San Antonio Openings: The Revenant, Elvis and 13 Hours

I see poo in your future, Leo.
I see poo in your future, Leo.

The Revenant Spoiler alert: Leo's gonna have to eat poop. If this doesn't get him that coveted Oscar he's been denied for so long, well, I guess the supermodel girlfriends, millions of dollars and colossal command of his craft will have to suffice.

Leo plays coontail-capped frontiersman Hugh Glass in the follow-up to Alejandro Iñárritu's Birdman. The father of a half-white half-American Indian boy, Glass is mauled by a bear while on an expedition, his son is killed and he is left for dead by his fellow white settlers and the particularly repugnant Tom Hardy.
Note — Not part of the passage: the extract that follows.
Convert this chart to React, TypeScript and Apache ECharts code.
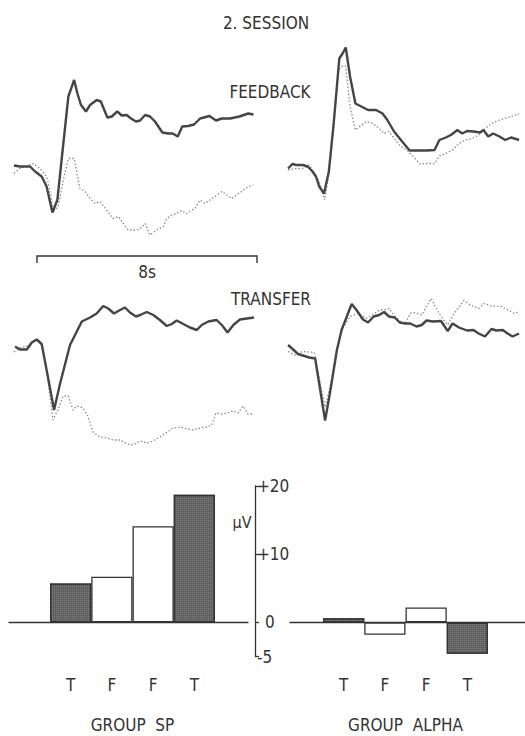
import React, { useEffect, useRef } from "react";
import * as echarts from "echarts";

// Averaged slow potentials, time in seconds from trial onset, amplitude in µV.
// Solid = group SP, dotted = comparison trace.
const feedbackSpSolid: [number, number][] = [
  [-0.84, 0.1], [-0.62, -0.1], [-0.25, -0.1], [-0.07, -1.1], [0.17, -2.1], [0.35, -4.1],
  [0.56, -9.3], [0.74, -6.8], [0.96, 4.6], [1.14, 13.9], [1.35, 17.2], [1.47, 14.5],
  [1.6, 12.2], [1.78, 10.9], [1.93, 12.2], [2.17, 13.2], [2.32, 12.9], [2.56, 9.7],
  [2.72, 9.9], [2.92, 10.9], [3.08, 10.1], [3.26, 10.2], [3.42, 9.5], [3.6, 8.9],
  [3.75, 9.1], [3.93, 10.2], [4.11, 9.9], [4.29, 8.9], [4.56, 6.7], [4.77, 6.5],
  [4.93, 6.5], [5.12, 5.9], [5.28, 7.9], [5.5, 8.0], [5.71, 8.3], [5.93, 9.5],
  [6.27, 10.0], [6.51, 9.1], [6.72, 9.5], [7.02, 9.5], [7.36, 9.9], [7.68, 10.5], [7.87, 10.3],
];
const feedbackSpDotted: [number, number][] = [
  [-0.84, -1.5], [-0.62, -0.5], [-0.13, 0.5], [0.11, -0.5], [0.35, -2.1], [0.47, -4.8],
  [0.59, -9.1], [0.77, -8.1], [0.96, -2.8], [1.14, 1.5], [1.35, 1.5], [1.56, -4.5],
  [1.75, -5.1], [1.93, -6.5], [2.11, -7.5], [2.29, -7.1], [2.53, -8.8], [2.77, -10.5],
  [2.96, -10.1], [3.14, -11.5], [3.32, -12.8], [3.5, -12.8], [3.72, -12.7], [3.93, -11.5],
  [4.11, -13.8], [4.35, -12.8], [4.59, -12.1], [4.72, -10.5], [4.9, -9.8], [5.08, -9.5],
  [5.26, -8.9], [5.44, -9.5], [5.63, -8.8], [5.75, -8.5], [5.93, -6.8], [6.11, -7.5],
  [6.29, -6.8], [6.47, -6.1], [6.72, -5.1], [6.9, -5.8], [7.08, -6.5], [7.26, -5.8],
  [7.44, -5.1], [7.68, -4.1], [7.87, -3.8],
];
const feedbackAlphaSolid: [number, number][] = [
  [-0.83, -0.5], [-0.67, 0.4], [-0.52, 0.2], [-0.28, 0.2], [-0.1, -0.1], [0.08, -1.1],
  [0.21, -2.1], [0.33, -4.1], [0.51, -5.5], [0.69, -1.1], [0.87, 8.5], [1.08, 21.5],
  [1.2, 22.5], [1.32, 23.7], [1.48, 17.9], [1.68, 12.5], [1.9, 11.9], [2.15, 11.2],
  [2.45, 11.2], [2.69, 10.5], [2.87, 9.2], [3.12, 6.9], [3.42, 4.9], [3.7, 3.1],
  [3.96, 3.1], [4.33, 3.1], [4.63, 3.2], [4.81, 5.2], [5.05, 5.7], [5.24, 6.2],
  [5.48, 7.2], [5.66, 6.5], [5.84, 7.0], [6.08, 6.9], [6.33, 6.7], [6.45, 7.2],
  [6.63, 5.9], [6.81, 6.5], [7.05, 5.9], [7.26, 5.2], [7.48, 5.7], [7.78, 5.2],
];
const feedbackAlphaDotted: [number, number][] = [
  [-0.83, -0.8], [-0.52, -0.5], [-0.28, -0.5], [-0.04, 0.2], [0.15, -1.5], [0.33, -3.1],
  [0.53, -6.8], [0.69, -1.8], [0.87, 7.9], [1.05, 19.2], [1.17, 19.9], [1.32, 19.9],
  [1.48, 11.9], [1.68, 7.2], [1.84, 7.9], [2.08, 8.9], [2.33, 8.5], [2.57, 7.5],
  [2.75, 6.5], [2.93, 6.9], [3.12, 5.5], [3.36, 4.0], [3.6, 3.2], [3.85, 1.8],
  [4.08, 0.4], [4.33, 0.5], [4.63, 0.5], [4.81, 2.0], [5.05, 2.5], [5.3, 3.2],
  [5.54, 4.5], [5.78, 5.2], [6.03, 5.5], [6.27, 6.2], [6.51, 7.5], [6.75, 8.5],
  [7.0, 9.1], [7.24, 9.5], [7.48, 9.9], [7.78, 10.5],
];
const transferSpSolid: [number, number][] = [
  [-0.8, 0.1], [-0.62, -0.5], [-0.37, -0.5], [-0.19, 0.9], [-0.01, 1.5], [0.17, 0.6],
  [0.35, -4.6], [0.62, -12.6], [0.84, -7.3], [1.2, 0.4], [1.63, 5.1], [1.93, 5.9],
  [2.17, 6.7], [2.41, 8.2], [2.59, 7.7], [2.8, 6.7], [3.02, 7.4], [3.2, 7.9],
  [3.38, 6.9], [3.6, 6.1], [3.75, 6.4], [3.99, 7.0], [4.23, 6.4], [4.47, 5.4],
  [4.72, 4.2], [4.9, 4.6], [5.08, 5.3], [5.32, 4.6], [5.56, 3.9], [5.81, 3.4],
  [5.99, 4.4], [6.23, 5.1], [6.53, 5.4], [6.72, 4.4], [6.93, 2.9], [7.14, 4.4],
  [7.38, 5.5], [7.63, 5.7], [7.89, 5.9],
];
const transferSpDotted: [number, number][] = [
  [-0.84, -1.0], [-0.62, -0.2], [-0.36, 0.2], [-0.15, 1.0], [0.0, 1.4], [0.18, 0.4],
  [0.36, -5.0], [0.58, -14.6], [0.76, -12.6], [0.95, -9.8], [1.13, -9.8], [1.31, -12.6],
  [1.45, -11.8], [1.67, -12.2], [1.85, -13.8], [2.04, -17.0], [2.29, -18.0], [2.55, -18.2],
  [2.76, -18.6], [3.02, -18.6], [3.27, -19.4], [3.49, -19.6], [3.75, -18.8], [4.0, -19.2],
  [4.22, -18.8], [4.47, -18.0], [4.73, -17.0], [4.95, -16.2], [5.2, -16.0], [5.45, -16.4],
  [5.67, -16.6], [5.93, -16.2], [6.18, -16.0], [6.36, -15.6], [6.51, -13.2], [6.73, -13.4],
  [6.91, -13.2], [7.13, -12.8], [7.31, -13.2], [7.49, -11.8], [7.67, -13.4], [7.89, -13.4],
];
const transferAlphaSolid: [number, number][] = [
  [-0.83, 0.4], [-0.64, -0.5], [-0.46, -1.4], [-0.22, -1.8], [-0.04, -2.1], [0.18, -2.3],
  [0.33, -7.3], [0.55, -14.7], [0.75, -8.6], [0.99, -0.6], [1.17, 3.5], [1.36, 6.1],
  [1.54, 8.6], [1.72, 7.4], [1.96, 5.5], [2.15, 4.9], [2.36, 6.1], [2.57, 6.4],
  [2.75, 7.0], [2.93, 6.1], [3.14, 5.9], [3.33, 4.9], [3.54, 4.7], [3.72, 4.7],
  [3.96, 4.1], [4.15, 4.4], [4.33, 5.3], [4.57, 5.1], [4.87, 5.2], [5.12, 3.2],
  [5.3, 4.7], [5.54, 3.9], [5.84, 3.3], [6.08, 3.4], [6.27, 2.7], [6.51, 2.1],
  [6.75, 3.6], [6.93, 3.3], [7.17, 3.4], [7.35, 2.7], [7.54, 2.1], [7.78, 2.7],
];
const transferAlphaDotted: [number, number][] = [
  [-0.83, -0.9], [-0.58, -1.6], [-0.28, -0.9], [0.15, -1.1], [0.33, -6.2], [0.55, -12.0],
  [0.75, -7.6], [0.99, -0.6], [1.17, 3.4], [1.48, 6.1], [1.78, 6.7], [2.08, 5.7],
  [2.39, 6.7], [2.57, 7.4], [2.75, 7.4], [2.93, 7.7], [3.12, 6.4], [3.36, 5.1],
  [3.54, 4.7], [3.72, 6.7], [3.9, 6.9], [4.15, 6.4], [4.33, 8.1], [4.51, 9.7],
  [4.69, 7.7], [4.87, 6.1], [5.12, 4.4], [5.36, 6.7], [5.72, 9.3], [5.96, 8.4],
  [6.27, 7.7], [6.48, 8.7], [6.75, 8.2], [7.12, 8.1], [7.36, 7.4], [7.6, 6.7], [7.78, 7.1],
];

// Mean amplitude change per block (µV); T = transfer, F = feedback.
const barCategories = ["T", "F", "F", "T"];
const spValues = [5.7, 6.7, 14.1, 18.7];
const alphaValues = [0.6, -1.8, 2.2, -4.6];
const amplitudeTicks = [-5, 0, 10, 20];
const scaleBarSeconds = 8;

const FONT = "'DejaVu Sans Condensed', 'DejaVu Sans', sans-serif";
const INK = "#333333";
const SOLID = "#454545";
const DOTTED = "#8a8a8a";

export default function App() {
  const ref = useRef<HTMLDivElement>(null);

  useEffect(() => {
    if (!ref.current) return;
    const chart = echarts.init(ref.current, null, { renderer: "svg" });

    const traceGrids = [
      { left: 9.5, width: 247.5, top: 36, height: 210, min: -16, max: 26 },
      { left: 283.5, width: 247.5, top: 36, height: 210, min: -16, max: 26 },
      { left: 9.5, width: 247.5, top: 287, height: 170, min: -22, max: 12 },
      { left: 283.5, width: 247.5, top: 287, height: 170, min: -22, max: 12 },
    ];
    const traces = [
      [feedbackSpSolid, feedbackSpDotted],
      [feedbackAlphaSolid, feedbackAlphaDotted],
      [transferSpSolid, transferSpDotted],
      [transferAlphaSolid, transferAlphaDotted],
    ];

    const barTop = 486;
    const barHeight = 170.5;
    const grids: any[] = traceGrids.map((g) => ({
      left: g.left, width: g.width, top: g.top, height: g.height,
    }));
    grids.push(
      { left: 50, width: 165, top: barTop, height: barHeight },
      { left: 323, width: 165, top: barTop, height: barHeight },
      { left: 9, width: 239, top: barTop, height: barHeight },
      { left: 290, width: 240, top: barTop, height: barHeight },
    );

    const xAxes: any[] = traceGrids.map((_, i) => ({
      type: "value", gridIndex: i, min: -1, max: 8, show: false,
    }));
    const yAxes: any[] = traceGrids.map((g, i) => ({
      type: "value", gridIndex: i, min: g.min, max: g.max, show: false,
    }));

    const catAxis = (gridIndex: number, name: string) => ({
      type: "category",
      gridIndex,
      data: barCategories,
      axisLine: { show: false },
      axisTick: { show: false },
      axisLabel: { margin: 20, fontSize: 17, color: INK, fontFamily: FONT },
      name,
      nameLocation: "middle",
      nameGap: 60,
      nameTextStyle: { fontSize: 17, color: INK, fontFamily: FONT },
    });
    xAxes.push(catAxis(4, "GROUP  SP"), catAxis(5, "GROUP  ALPHA"));
    yAxes.push(
      {
        type: "value",
        gridIndex: 4,
        min: -5,
        max: 20,
        position: "right",
        offset: 40,
        splitLine: { show: false },
        axisLine: { show: true, lineStyle: { color: INK, width: 1.3 } },
        axisTick: {
          show: true,
          customValues: amplitudeTicks,
          length: 4,
          lineStyle: { color: INK, width: 1.3 },
        },
        axisLabel: {
          customValues: amplitudeTicks,
          formatter: (v: number) => (v > 0 ? "+" + v : v === 0 ? "{z|0}" : String(v)),
          rich: { z: { padding: [0, 0, 0, 8], fontSize: 17, color: INK, fontFamily: FONT } },
          margin: 2,
          fontSize: 17,
          color: INK,
          fontFamily: FONT,
        },
      },
      { type: "value", gridIndex: 5, min: -5, max: 20, show: false },
    );
    // zero lines across each bar group
    [6, 7].forEach((gi) => {
      xAxes.push({
        type: "value", gridIndex: gi, min: 0, max: 1,
        axisLine: { show: true, onZero: true, lineStyle: { color: INK, width: 1.3 } },
        axisTick: { show: false }, axisLabel: { show: false }, splitLine: { show: false },
      });
      yAxes.push({ type: "value", gridIndex: gi, min: -5, max: 20, show: false });
    });

    const series: any[] = [];
    traces.forEach(([solid, dotted], i) => {
      series.push(
        {
          type: "line", xAxisIndex: i, yAxisIndex: i, data: dotted, showSymbol: false,
          lineStyle: { color: DOTTED, width: 1.3, type: [1.5, 2] }, z: 2,
        },
        {
          type: "line", xAxisIndex: i, yAxisIndex: i, data: solid, showSymbol: false,
          lineStyle: { color: SOLID, width: 2.4 }, z: 3,
        },
      );
    });

    const stippled = {
      color: "#5e5e5e",
      decal: {
        symbol: "rect",
        symbolSize: 1,
        dashArrayX: [1, 1],
        dashArrayY: [1, 1],
        color: "rgba(255,255,255,0.22)",
      },
    };
    const plain = { color: "#ffffff" };
    const barData = (vals: number[]) =>
      vals.map((v, i) => ({ value: v, itemStyle: barCategories[i] === "T" ? stippled : plain }));
    [
      [4, spValues],
      [5, alphaValues],
    ].forEach(([idx, vals]: any) => {
      series.push({
        type: "bar",
        xAxisIndex: idx,
        yAxisIndex: idx,
        data: barData(vals),
        barCategoryGap: "0%",
        itemStyle: { borderColor: "#333", borderWidth: 1.3 },
        z: 3,
      });
    });

    chart.setOption({
      animation: false,
      backgroundColor: "#ffffff",
      grid: grids,
      xAxis: xAxes,
      yAxis: yAxes,
      series,
    });

    // time scale bar under the feedback traces, spanning 0..8 s on the trace axis
    const p0 = chart.convertToPixel({ gridIndex: 0 }, [0, 0]) as number[];
    const p1 = chart.convertToPixel({ gridIndex: 0 }, [scaleBarSeconds, 0]) as number[];
    const text = (t: string, x: number, y: number, size = 17) => ({
      type: "text",
      x,
      y,
      style: {
        text: t,
        fill: INK,
        font: `${size}px ${FONT}`,
        textAlign: "center",
        textVerticalAlign: "middle",
      },
    });
    chart.setOption({
      graphic: [
        text("2. SESSION", 266, 23),
        text("FEEDBACK", 270, 91.5),
        text("TRANSFER", 271, 299),
        text(`${scaleBarSeconds}s`, (p0[0] + p1[0]) / 2, 271.5),
        text("µV", 242, 522, 16),
        {
          type: "polyline",
          shape: { points: [[p0[0], 263], [p0[0], 256], [p1[0], 256], [p1[0], 263]] },
          style: { stroke: INK, lineWidth: 1.4, fill: "none" },
        },
      ],
    });

    return () => chart.dispose();
  }, []);

  return (
    <div
      ref={ref}
      style={{ position: "fixed", left: 0, top: 0, width: 525, height: 736, background: "#fff" }}
    />
  );
}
Cue the poo.

As DiCaprio consistently turns in prodigious roles, his status as one of the finest thespians of our time is secured. However, if he wins this year for The Revenant, and he eats poo in the movie, it'll be great to think that all he had to do 20 years ago was "method act" some feces into his mouth as Arnie in What's Eating Gilbert Grape?

Release date: January 8

Elvis: That's the Way It Is • In honor of Elvis Presley's 81st birthday — that paramount of anniversaries — the documentary chronicling The Cracker King's return to the stage is being re-released. Filmed seven years before his 1977 demise, Presley is loose, undoubtedly stoned, conversational and cocksure. A look into the embodiment of American excess and the talent crushed under its weight, before he faked his own death.

Release date: January 7

click to enlarge Jim Halpert's pissed.
Jim Halpert's pissed.

13 Hours • Adorable romantic prankster Jim Halpert from NBC's The Office was really a CIA operative the whole time, and he was at Benghazi! Rife with Affliction tees, guys named Jack, Boon, Bub, Tanto and Oz, gruff voices only surpassed by gruffer beards, and the deplorably over-used line "Welcome to Club Med," in reference to a place that is not Club Med. USA! MICHAEL BAY! USA! MICHAEL BAY! ensues. But for 121 minutes.